Once again, The Economist offers a sweeping analysis of an entire region. I will never comprehend how Western media gives itself the right to offer such sweeping commentary on the conditions of a region as culturally, politically, and socio-economically diverse as the Arab world.
Reader commentary in response to Tethered by History

THE ECONOMIST’S CLASSIFICATION IS — TO PUT IT POLITELY — RUBBISH. The Economist’s classification is worthless, it is nonsense. It is an insult to Tunisians’ intelligence and an insult to scientific analysis against which this classification does not hold up. The appropriate scientific approach would have defined «democracy,» «semi-democracy,» and «democratic façade»!

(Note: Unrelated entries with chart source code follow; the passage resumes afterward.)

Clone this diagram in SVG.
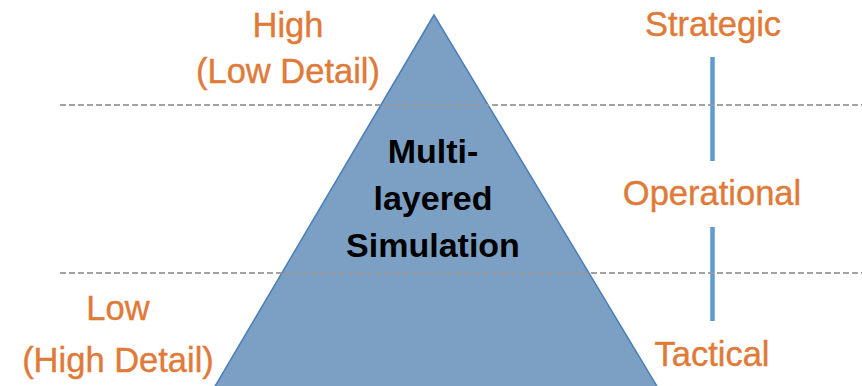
<svg xmlns="http://www.w3.org/2000/svg" width="862" height="386" viewBox="0 0 862 386">
  <style>
    .lbl { font-family: "Liberation Sans", Arial, sans-serif; font-size: 34.5px; fill: #e07a38; text-anchor: middle; stroke: #e07a38; stroke-width: 0.4; }
    .core { font-family: "Liberation Sans", Arial, sans-serif; font-size: 34px; font-weight: bold; fill: #000000; text-anchor: middle; }
    .div { stroke: #999999; stroke-width: 2; stroke-dasharray: 6 3; opacity: 0.9; }
    .link { stroke: #5f9bd0; stroke-width: 4.5; }
  </style>
  <rect width="862" height="386" fill="#ffffff"/>

  <g id="pyramid">
    <polygon points="434,15 214,388 658,388" fill="#7ba0c4" stroke="#4a7ebb" stroke-width="1.5"/>
    <text class="core" x="433" y="163">Multi-</text>
    <text class="core" x="433" y="210">layered</text>
    <text class="core" x="433" y="257">Simulation</text>
  </g>

  <g id="label-high">
    <text class="lbl" x="288" y="37">High</text>
    <text class="lbl" x="288" y="83">(Low Detail)</text>
  </g>

  <g id="label-low">
    <text class="lbl" x="118" y="320">Low</text>
    <text class="lbl" x="118" y="372">(High Detail)</text>
  </g>

  <g id="strategic">
    <text class="lbl" x="713" y="36">Strategic</text>
  </g>
  <g id="operational">
    <text class="lbl" x="712" y="205">Operational</text>
  </g>
  <g id="tactical">
    <text class="lbl" x="712" y="366">Tactical</text>
  </g>

  <g id="connectors">
    <line class="link" x1="712.5" y1="57" x2="712.5" y2="161"/>
    <line class="link" x1="712.5" y1="227" x2="712.5" y2="321"/>
    <line class="div" x1="60" y1="105" x2="862" y2="105"/>
    <line class="div" x1="60" y1="273" x2="862" y2="273"/>
  </g>
</svg>
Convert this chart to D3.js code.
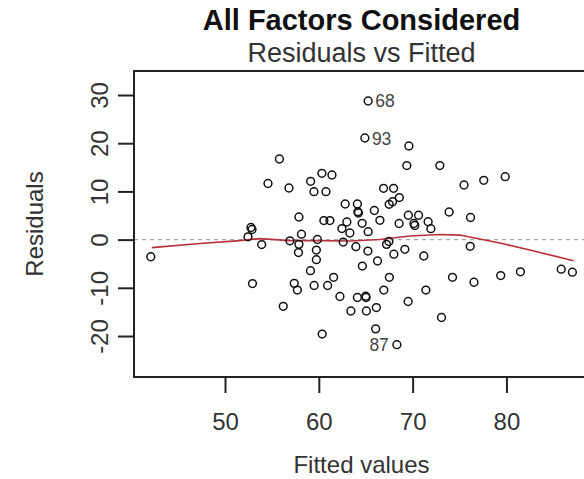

Reader response to Tunisia: The Arab World’s Only Democracy, According to The Economist, Business News

Certainly generalizing trends and observing regional patterns is at times inevitable, at times necessary, at times pertinent, at times revelatory…but always so with an awareness of the conditionality and limitations of the information discerned, and bearing in mind the objectives of reflection, investigation, and discussion as opposed to the drawing up of finite conclusions or grand statements. Whereas, for instance, the Good Country Index openly takes into account its shortcomings and acknowledges its restrictions and advocates for its application in conjunction with additional resources and to the end of constructive discussion that might produce effective change, The Economist articles’ generally undiscerning estimations and qualifications of the Arab World ostensibly offer nothing novel, tangible, or substantial for scientific, social, political, or cultural contemplation, but do, however, leave the reader with a particular distaste for undefined, arbitrary nomenclature and publications «tethered by myopia.»